━━ GIVEN ENTRIES

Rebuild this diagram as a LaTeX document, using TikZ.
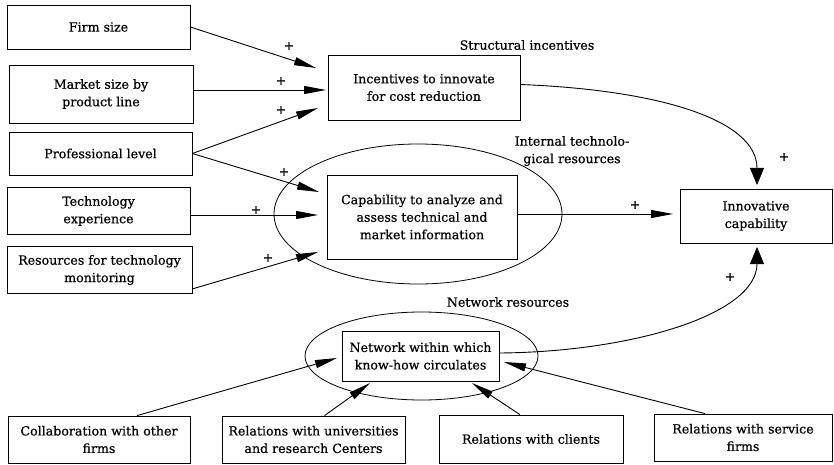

━━━━
━━ GIVEN ENTRIES

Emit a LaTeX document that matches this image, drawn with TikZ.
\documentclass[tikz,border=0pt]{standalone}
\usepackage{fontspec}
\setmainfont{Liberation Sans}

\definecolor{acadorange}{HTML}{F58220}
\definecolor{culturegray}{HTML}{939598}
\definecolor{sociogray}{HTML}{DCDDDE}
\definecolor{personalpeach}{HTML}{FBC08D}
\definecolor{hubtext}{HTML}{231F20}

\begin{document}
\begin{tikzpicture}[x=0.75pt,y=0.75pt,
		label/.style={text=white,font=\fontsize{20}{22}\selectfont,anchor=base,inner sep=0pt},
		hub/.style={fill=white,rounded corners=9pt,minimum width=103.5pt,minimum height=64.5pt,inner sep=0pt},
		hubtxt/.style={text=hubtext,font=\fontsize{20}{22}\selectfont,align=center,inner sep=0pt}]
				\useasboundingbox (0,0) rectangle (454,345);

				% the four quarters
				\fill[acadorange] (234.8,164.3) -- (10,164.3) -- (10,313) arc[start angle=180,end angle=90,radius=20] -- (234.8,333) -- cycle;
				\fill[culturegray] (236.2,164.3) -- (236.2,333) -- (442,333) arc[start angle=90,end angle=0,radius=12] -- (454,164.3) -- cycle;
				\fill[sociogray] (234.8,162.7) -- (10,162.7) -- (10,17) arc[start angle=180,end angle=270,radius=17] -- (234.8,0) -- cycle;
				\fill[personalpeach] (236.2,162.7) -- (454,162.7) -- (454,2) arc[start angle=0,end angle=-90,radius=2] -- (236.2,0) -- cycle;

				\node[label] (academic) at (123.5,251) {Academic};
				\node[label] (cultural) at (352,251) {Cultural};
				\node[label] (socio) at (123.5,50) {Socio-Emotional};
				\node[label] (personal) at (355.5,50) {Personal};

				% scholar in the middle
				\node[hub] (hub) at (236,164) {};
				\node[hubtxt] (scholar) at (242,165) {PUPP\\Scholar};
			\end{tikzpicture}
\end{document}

━━━━
━━ GIVEN ENTRIES

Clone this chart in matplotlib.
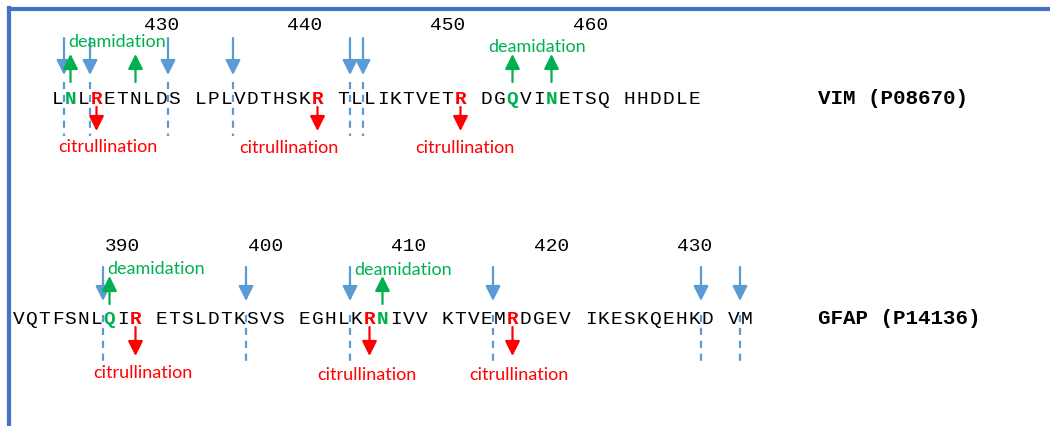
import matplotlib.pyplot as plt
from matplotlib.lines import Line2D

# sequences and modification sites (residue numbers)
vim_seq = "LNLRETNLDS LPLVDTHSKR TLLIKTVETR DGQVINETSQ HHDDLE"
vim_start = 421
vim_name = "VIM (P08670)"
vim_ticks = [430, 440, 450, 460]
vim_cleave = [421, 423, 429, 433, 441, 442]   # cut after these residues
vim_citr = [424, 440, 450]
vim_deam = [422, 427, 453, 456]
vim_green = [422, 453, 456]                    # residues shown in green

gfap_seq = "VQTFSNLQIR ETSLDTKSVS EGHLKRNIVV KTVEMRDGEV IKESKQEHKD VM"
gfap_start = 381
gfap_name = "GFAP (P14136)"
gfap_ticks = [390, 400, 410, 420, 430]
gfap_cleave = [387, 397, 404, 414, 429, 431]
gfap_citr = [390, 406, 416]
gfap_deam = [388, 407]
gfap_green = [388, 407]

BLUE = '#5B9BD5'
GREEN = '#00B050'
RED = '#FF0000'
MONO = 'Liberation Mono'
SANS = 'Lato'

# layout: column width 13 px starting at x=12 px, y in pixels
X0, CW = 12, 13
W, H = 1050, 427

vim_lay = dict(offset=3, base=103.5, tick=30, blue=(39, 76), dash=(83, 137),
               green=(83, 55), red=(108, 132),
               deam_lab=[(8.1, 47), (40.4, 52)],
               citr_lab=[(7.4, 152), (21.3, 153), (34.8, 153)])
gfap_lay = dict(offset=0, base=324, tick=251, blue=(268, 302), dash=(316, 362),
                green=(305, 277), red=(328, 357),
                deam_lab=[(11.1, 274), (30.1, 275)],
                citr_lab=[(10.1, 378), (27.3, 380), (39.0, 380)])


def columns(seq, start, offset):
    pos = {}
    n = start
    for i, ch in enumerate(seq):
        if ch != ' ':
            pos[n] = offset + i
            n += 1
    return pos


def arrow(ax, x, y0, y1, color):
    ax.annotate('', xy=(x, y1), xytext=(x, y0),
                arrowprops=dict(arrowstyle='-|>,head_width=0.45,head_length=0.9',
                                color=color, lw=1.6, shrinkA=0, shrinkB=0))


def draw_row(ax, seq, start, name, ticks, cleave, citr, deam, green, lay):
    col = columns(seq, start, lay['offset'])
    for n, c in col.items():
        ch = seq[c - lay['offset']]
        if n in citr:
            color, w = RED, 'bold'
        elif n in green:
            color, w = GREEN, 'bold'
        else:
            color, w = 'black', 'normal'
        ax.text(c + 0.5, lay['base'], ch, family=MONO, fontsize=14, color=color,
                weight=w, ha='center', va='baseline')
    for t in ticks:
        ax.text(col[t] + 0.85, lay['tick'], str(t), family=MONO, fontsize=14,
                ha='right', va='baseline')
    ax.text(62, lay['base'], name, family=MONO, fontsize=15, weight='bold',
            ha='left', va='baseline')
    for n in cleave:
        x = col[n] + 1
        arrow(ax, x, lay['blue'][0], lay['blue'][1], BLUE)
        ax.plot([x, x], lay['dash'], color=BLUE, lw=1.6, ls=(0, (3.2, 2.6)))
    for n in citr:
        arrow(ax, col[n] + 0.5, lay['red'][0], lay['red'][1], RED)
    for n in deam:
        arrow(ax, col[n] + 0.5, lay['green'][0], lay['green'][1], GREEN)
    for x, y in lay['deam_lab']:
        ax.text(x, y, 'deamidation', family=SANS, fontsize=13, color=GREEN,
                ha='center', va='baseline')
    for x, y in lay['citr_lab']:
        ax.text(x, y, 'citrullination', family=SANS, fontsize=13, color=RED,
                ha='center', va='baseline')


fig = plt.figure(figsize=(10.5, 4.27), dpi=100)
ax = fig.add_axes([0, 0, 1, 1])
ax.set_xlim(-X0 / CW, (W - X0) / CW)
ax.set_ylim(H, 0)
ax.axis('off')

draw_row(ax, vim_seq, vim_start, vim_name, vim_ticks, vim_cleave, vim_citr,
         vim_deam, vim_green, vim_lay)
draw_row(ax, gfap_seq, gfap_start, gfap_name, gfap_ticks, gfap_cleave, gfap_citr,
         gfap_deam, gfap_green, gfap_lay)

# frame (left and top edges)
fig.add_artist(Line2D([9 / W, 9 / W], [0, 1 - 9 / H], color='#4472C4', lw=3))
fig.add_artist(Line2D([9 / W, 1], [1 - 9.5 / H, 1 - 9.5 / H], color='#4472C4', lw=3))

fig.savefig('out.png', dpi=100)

━━━━

**WHAT IS BEING ASKED**.
Look through the entries above and quote exactly the lines from the line with "Emit a LaTeX" to the line with "(0,0) rectangle (454,345);", counting both of those lines.

**THE REPLY**.
Emit a LaTeX document that matches this image, drawn with TikZ.
\documentclass[tikz,border=0pt]{standalone}
\usepackage{fontspec}
\setmainfont{Liberation Sans}

\definecolor{acadorange}{HTML}{F58220}
\definecolor{culturegray}{HTML}{939598}
\definecolor{sociogray}{HTML}{DCDDDE}
\definecolor{personalpeach}{HTML}{FBC08D}
\definecolor{hubtext}{HTML}{231F20}

\begin{document}
\begin{tikzpicture}[x=0.75pt,y=0.75pt,
		label/.style={text=white,font=\fontsize{20}{22}\selectfont,anchor=base,inner sep=0pt},
		hub/.style={fill=white,rounded corners=9pt,minimum width=103.5pt,minimum height=64.5pt,inner sep=0pt},
		hubtxt/.style={text=hubtext,font=\fontsize{20}{22}\selectfont,align=center,inner sep=0pt}]
				\useasboundingbox (0,0) rectangle (454,345);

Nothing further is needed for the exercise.